You see organic traffic trends, Domain Rating, niche category, and pricing upfront. No surprises. You evaluate based on what matters – relevance, traffic, and quality – not a single number.

Crypto-Specific Inventory

MeUp has a dedicated selection of crypto, blockchain, and fintech websites. You’re not sifting through thousands of irrelevant sites to find the handful that fit.

Flexible Approaches

  • DIY: Browse websites, select placements, manage everything yourself.
  • Semi-Managed ($2,000/month minimum): Our team curates shortlists based on your goals, handles publisher communication and negotiation, processes orders, and replaces rejected placements. You keep final approval.
  • Fully Managed ($5,000/month minimum): We plan or follow your strategy, select the links, manage placements, track performance, and handle replacements. Completely hands-off.

Portfolio Management

Running multiple crypto sites? Manage all of them in one platform. No spreadsheet chaos, no jumping between tools.

Replacement Guarantees

Links get rejected sometimes. When that happens, we secure a replacement at no extra cost. You don’t lose your investment.

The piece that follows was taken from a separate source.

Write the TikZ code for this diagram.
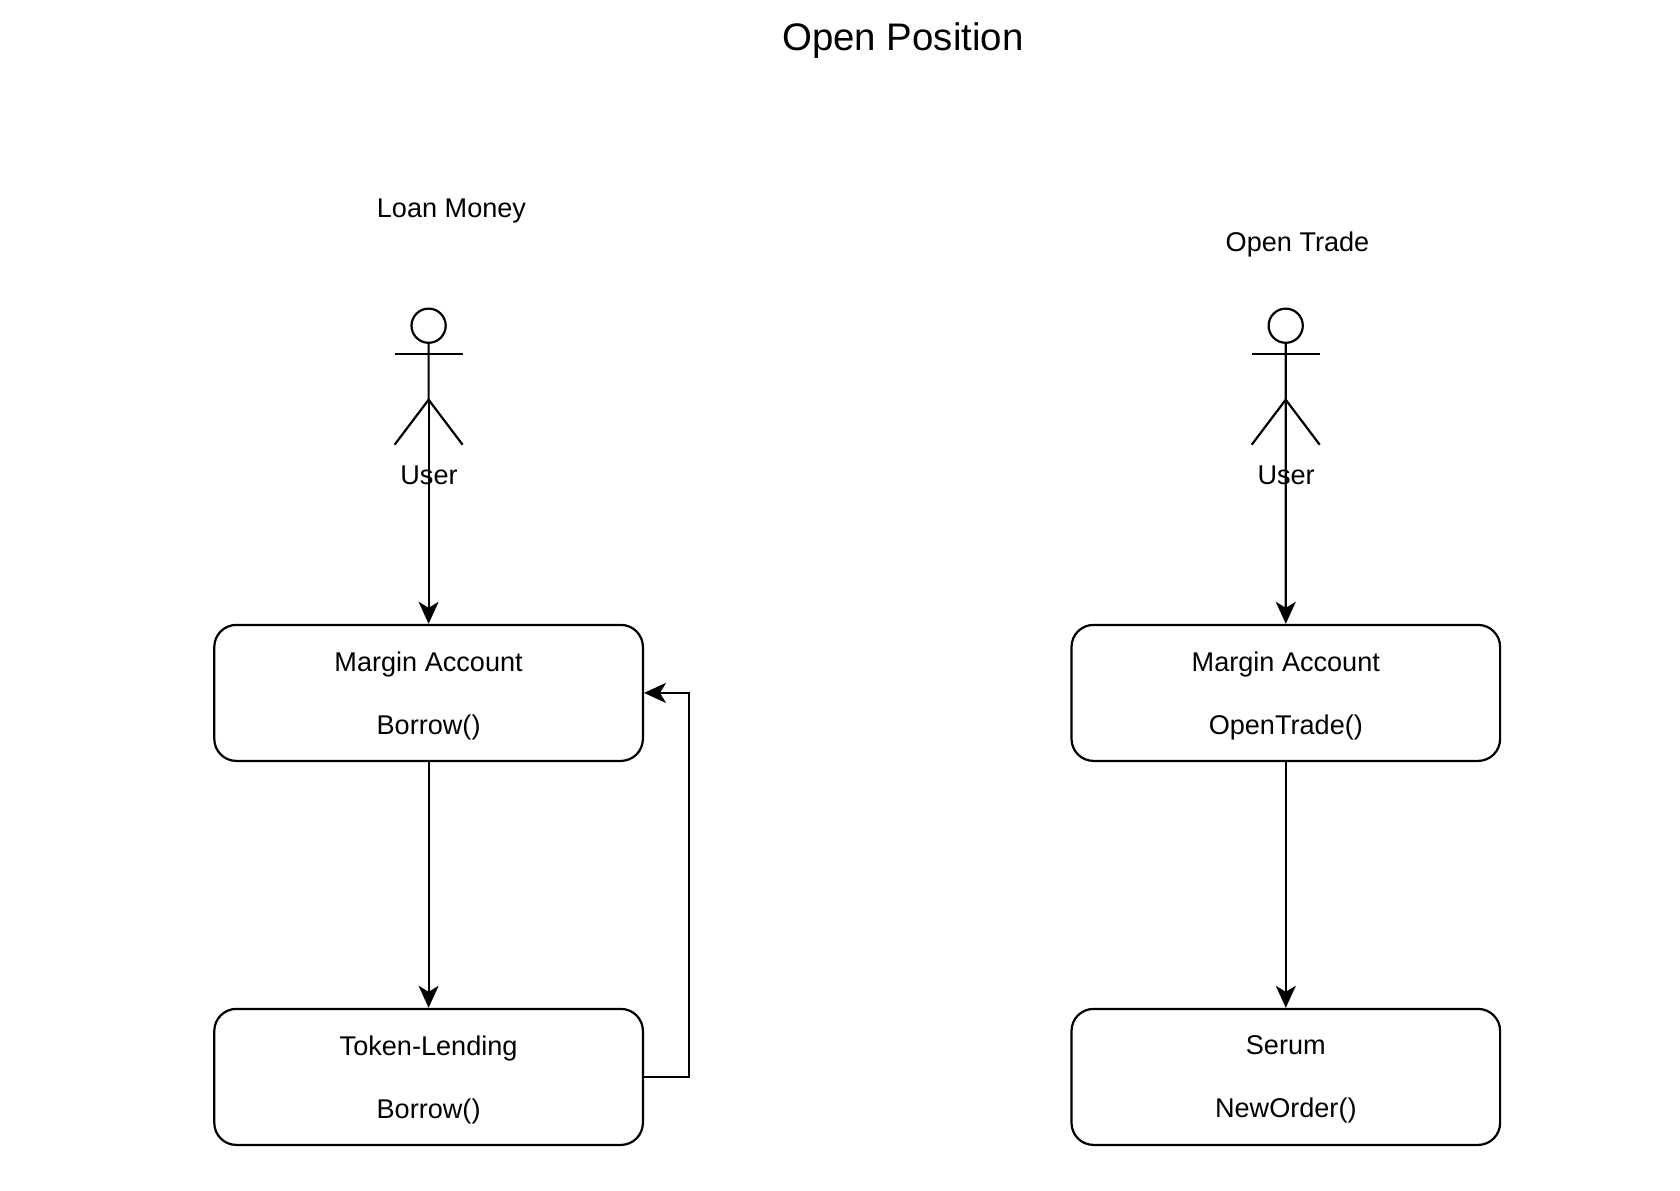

This setup works whether you’re an affiliate managing 10 sites on tight margins, an agency scaling 15 crypto clients, or a first-timer who needs guidance.

Small Note: What Most People Get Wrong

The biggest mistake we see? Chasing Domain Rating at the expense of everything else.

DR is one signal among many. It doesn’t tell you if the site is relevant to crypto. It doesn’t show you traffic quality or content standards. It doesn’t reveal whether the backlink profile is built on legitimate editorial placements or a network of spam links.

Relevance first, traffic second, DR third. That order delivers results.

Where to Go From Here

Crypto link building isn’t easy. But it’s manageable if you approach it strategically.

Avoid the common traps: chasing cheap link farms, prioritizing DR over relevance, assuming quality publishers won’t work with crypto. Those paths burn budgets without moving rankings.

Focus on what works: niche-relevant publishers, real organic traffic, editorial quality, and steady consistency over time. Whether you’re doing it yourself, using a marketplace, or going fully managed, the principles stay the same.